Having too many or too few internal links can increase bounce rates, so study your web analytics to find a happy medium.

#9 Give a Clear and Compelling Next Step

Your most important internal link and navigation element is the call to action that drives conversions. If you want visitors to click a ‘buy’ button, sign up for an appointment, or take some other next step, ask them in a clear and distinct way.

There is an art and science to crafting offers, but the big takeaways are to frame things in value-added terms and be direct. Let prospects know what you want them to do and what’s in it for them. Fail to make your UX in an explicit way and your website will bleed traffic rather than generating conversions.

Finding the perfect call to action is often a matter of experimentation. Keep looking for offers that reduce bounces while improving your conversion rates.

Look Beyond the Bounce Rate

While the bulk of this article has been devoted to improving your UX in a way that decreases bounce rates, we have to add one little caveat before we let you go: bounce rates are not a perfect measure of activity and engagement.

In fact, bounce rates should be considered alongside other performance indicators to get a sense of what is and isn’t working on your website.
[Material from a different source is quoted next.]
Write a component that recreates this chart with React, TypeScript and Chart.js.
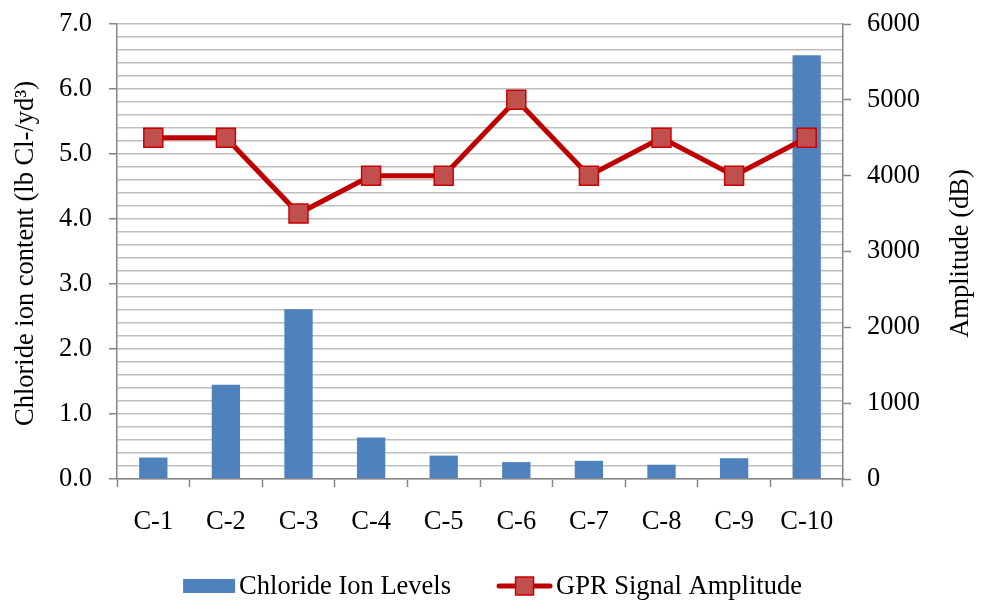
import React, { useEffect, useRef } from "react";
import { Chart, registerables } from "chart.js";

Chart.register(...registerables);

const categories = ["C-1", "C-2", "C-3", "C-4", "C-5", "C-6", "C-7", "C-8", "C-9", "C-10"];
const chlorideLevels = [0.33, 1.45, 2.61, 0.64, 0.36, 0.26, 0.28, 0.22, 0.32, 6.52];
const gprAmplitude = [4500, 4500, 3500, 4000, 4000, 5000, 4000, 4500, 4000, 4500];
const leftTitle = "Chloride ion content (lb Cl-/yd³)";
const rightTitle = "Amplitude (dB)";

const FONT = "'Liberation Serif', 'Times New Roman', serif";
const FS = 26.5;
const AXIS = "#868686";
const GRID = "#bfbfbf";
const BAR = "#4f81bd";
const LINE = "#c00000";
const MARK = "#c0504d";

const titlesPlugin = {
  id: "titles",
  afterDraw(chart: any) {
    const ctx = chart.ctx;
    const a = chart.chartArea;
    const cy = (a.top + a.bottom) / 2 + 2;
    for (const [text, x] of [[leftTitle, 26], [rightTitle, 961]] as [string, number][]) {
      ctx.save();
      ctx.fillStyle = "#000";
      ctx.font = `${FS}px ${FONT}`;
      ctx.textAlign = "center";
      ctx.textBaseline = "middle";
      ctx.translate(x, cy);
      ctx.rotate(-Math.PI / 2);
      ctx.fillText(text, 0, 0);
      ctx.restore();
    }
  },
};

const legendPlugin = {
  id: "customLegend",
  afterDraw(chart: any) {
    const ctx = chart.ctx;
    const ds = chart.data.datasets;
    const y = 586;
    ctx.save();
    ctx.font = `${FS}px ${FONT}`;
    const w1 = ctx.measureText(ds[0].label).width;
    const w2 = ctx.measureText(ds[1].label).width;
    const boxW = 52;
    const lineW = 55;
    const gap = 4;
    const spacing = 46;
    const total = boxW + gap + w1 + spacing + lineW + gap + w2;
    let x = (chart.width - total) / 2 + 2;
    ctx.fillStyle = ds[0].backgroundColor;
    ctx.fillRect(x, y - 7, boxW, 14);
    x += boxW + gap;
    ctx.fillStyle = "#000";
    ctx.textAlign = "left";
    ctx.textBaseline = "middle";
    ctx.fillText(ds[0].label, x, y + 1);
    x += w1 + spacing;
    ctx.strokeStyle = ds[1].borderColor;
    ctx.lineWidth = 5;
    ctx.lineCap = "round";
    ctx.beginPath();
    ctx.moveTo(x + 2, y);
    ctx.lineTo(x + lineW - 2, y);
    ctx.stroke();
    const mx = x + lineW / 2;
    ctx.fillStyle = ds[1].pointBackgroundColor;
    ctx.fillRect(mx - 9, y - 9, 18, 18);
    ctx.lineWidth = 1.5;
    ctx.strokeStyle = ds[1].pointBorderColor;
    ctx.strokeRect(mx - 9, y - 9, 18, 18);
    x += lineW + gap;
    ctx.fillStyle = "#000";
    ctx.fillText(ds[1].label, x, y + 1);
    ctx.restore();
  },
};

const isMajor = (v: number) => Math.abs(v - Math.round(v)) < 1e-6;

export default function App() {
  const ref = useRef<HTMLCanvasElement>(null);
  useEffect(() => {
    document.body.style.margin = "0";
    const chart = new Chart(ref.current as HTMLCanvasElement, {
      type: "bar",
      data: {
        labels: categories,
        datasets: [
          {
            type: "bar",
            label: "Chloride Ion Levels",
            data: chlorideLevels,
            backgroundColor: BAR,
            yAxisID: "y",
            order: 1,
            categoryPercentage: 1,
            barPercentage: 0.39,
          } as any,
          {
            type: "line",
            label: "GPR Signal Amplitude",
            data: gprAmplitude,
            borderColor: LINE,
            borderWidth: 5,
            pointStyle: "rect",
            pointRadius: 13.4,
            pointHoverRadius: 13.4,
            pointBackgroundColor: MARK,
            pointBorderColor: "#cc0000",
            pointBorderWidth: 1.5,
            yAxisID: "y1",
            order: 0,
            tension: 0,
          } as any,
        ],
      },
      options: {
        responsive: false,
        animation: false,
        layout: { autoPadding: false, padding: { top: 24, left: 0, right: 0, bottom: 0 } },
        plugins: { legend: { display: false }, tooltip: { enabled: false } },
        font: { family: FONT, size: FS },
        color: "#000",
        scales: {
          x: {
            offset: true,
            grid: {
              offset: true,
              drawOnChartArea: false,
              drawTicks: true,
              tickLength: 8,
              tickColor: AXIS,
              tickWidth: 1.5,
            },
            border: { color: AXIS, width: 1.5 },
            ticks: {
              font: { family: FONT, size: FS },
              color: "#000",
              padding: 19,
              maxRotation: 0,
              autoSkip: false,
            },
            afterFit(scale: any) {
              scale.height = 134;
              scale.paddingLeft = 0;
              scale.paddingRight = 0;
            },
          },
          y: {
            position: "left",
            min: 0,
            max: 7,
            ticks: {
              stepSize: 0.2,
              autoSkip: false,
              font: { family: FONT, size: FS },
              color: "#000",
              padding: 17,
              callback: (v: any) => (isMajor(Number(v)) ? Number(v).toFixed(1) : ""),
            },
            grid: {
              color: GRID,
              lineWidth: 1.5,
              tickLength: 8,
              tickColor: (c: any) => (isMajor(c.tick.value) ? AXIS : "rgba(0,0,0,0)"),
              tickWidth: 1.5,
            },
            border: { color: AXIS, width: 1.5 },
            afterFit(scale: any) {
              scale.width = 117;
              scale.paddingTop = 0;
              scale.paddingBottom = 0;
            },
          },
          y1: {
            position: "right",
            min: 0,
            max: 6000,
            ticks: {
              stepSize: 1000,
              font: { family: FONT, size: FS },
              color: "#000",
              padding: 16,
              callback: (v: any) => String(v),
            },
            grid: {
              drawOnChartArea: false,
              tickLength: 8,
              tickColor: AXIS,
              tickWidth: 1.5,
            },
            border: { color: AXIS, width: 1.5 },
            afterFit(scale: any) {
              scale.width = 138;
              scale.paddingTop = 0;
              scale.paddingBottom = 0;
            },
          },
        },
      } as any,
      plugins: [titlesPlugin, legendPlugin],
    });
    return () => chart.destroy();
  }, []);
  return (
    <div style={{ width: 981, height: 613 }}>
      <canvas ref={ref} width={981} height={613} />
    </div>
  );
}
Because some people may study your pages intently before leaving, they could have a high time on site measurement or scroll depth that tells a deeper story than a simple bounce statistic would.

Suppose for a moment that you were to find our blog on Google and spend a few minutes reading this article, for example. If you then moved on without committing another action that bounce wouldn’t look great in our web statistics. But, you might have been so impressed with our ideas that you decided to contact us by phone to learn more. In that case the “bad” result would actually be a positive interaction.

The point here is to treat high bounce rates as a sign that improvement is needed, but not to ignore all other signals of progress or user involvement. They represent just one data point, not the whole story of how your target market views your website.